I can't find it now (maybe someone else can?), but there's a speech or Q&A thing by Stalin that's basically chiding members of the party for talking too much theory to workers when, in reality, if you go up to any normal worker and say, "hey so uh... how come your boss sits around like an rear end in a top hat but then gets paid more than you? isn't that hosed?" they'll get it. It's still theory, but without specialized vocabulary that'll just alienate them.

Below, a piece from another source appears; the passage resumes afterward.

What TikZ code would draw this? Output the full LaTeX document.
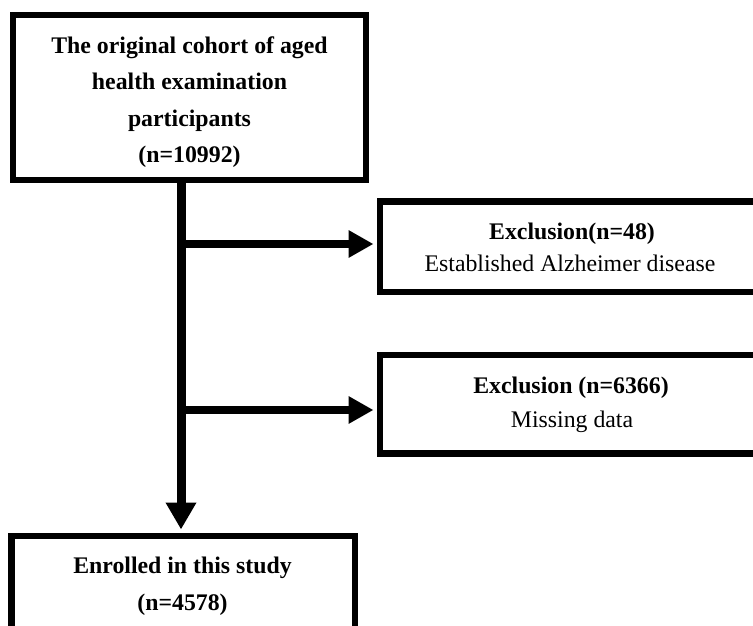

I do agree with ferrinus that it's wrong to say Marx's "adherents have accomplished jack poo poo in living memory." I think they've accomplished a lot — just not in the US — and that there are lessons to be learned from them. The idea that they haven't is propaganda because if you think they haven't accomplished anything, then you won't learn any of those lessons. In fact, I'd argue that the "accomplish[ing of] jack poo poo" in places like the US is due, in large part, to moving away from Marx. A lot of "academic" marxism (the kind for which you need a philosophy degree) is just liberalism and so yeah, it's ineffective. Like, yeah, Marxism can be complicated and there's plenty I don't get, but a lot of the basics are not rocket science. Marx himself tried to write Capital so that it could be read and discussed by workers. And it is. If you join a relevant party, you'll find plenty of workers talking "theory" and doing so with less bullshit than some grad school seminar. But they'll also be trying to apply it to actual organizing. And, as you say, at the end of the day, it's often just stuff like building a union — or, a wild idea, building solidarity across unions — and not being sidetracked by bullshit.



Tiler Kiwi posted:

Surface appearance ⤍ hidden essence ⤍ truth behind the surface appearance
then becomes
Machine that goes ping ⤍ code that does a lot of fucky things without telling you ⤍ Machine mails your porn to all your peers and goes Ping

Surface appearance: my finger clicks the button and I think that's the source of what makes the computer go ping

Hidden essence: actually, the only way that's possible is there's all this underlying code created by some jerkoffs in silicon valley.

Truth behind the surface appearance: all those jerkoffs in silicon valley are funded by harvesting my data whenever my finger clicks the button that makes the computer go ping; that's why they write the code the way they do.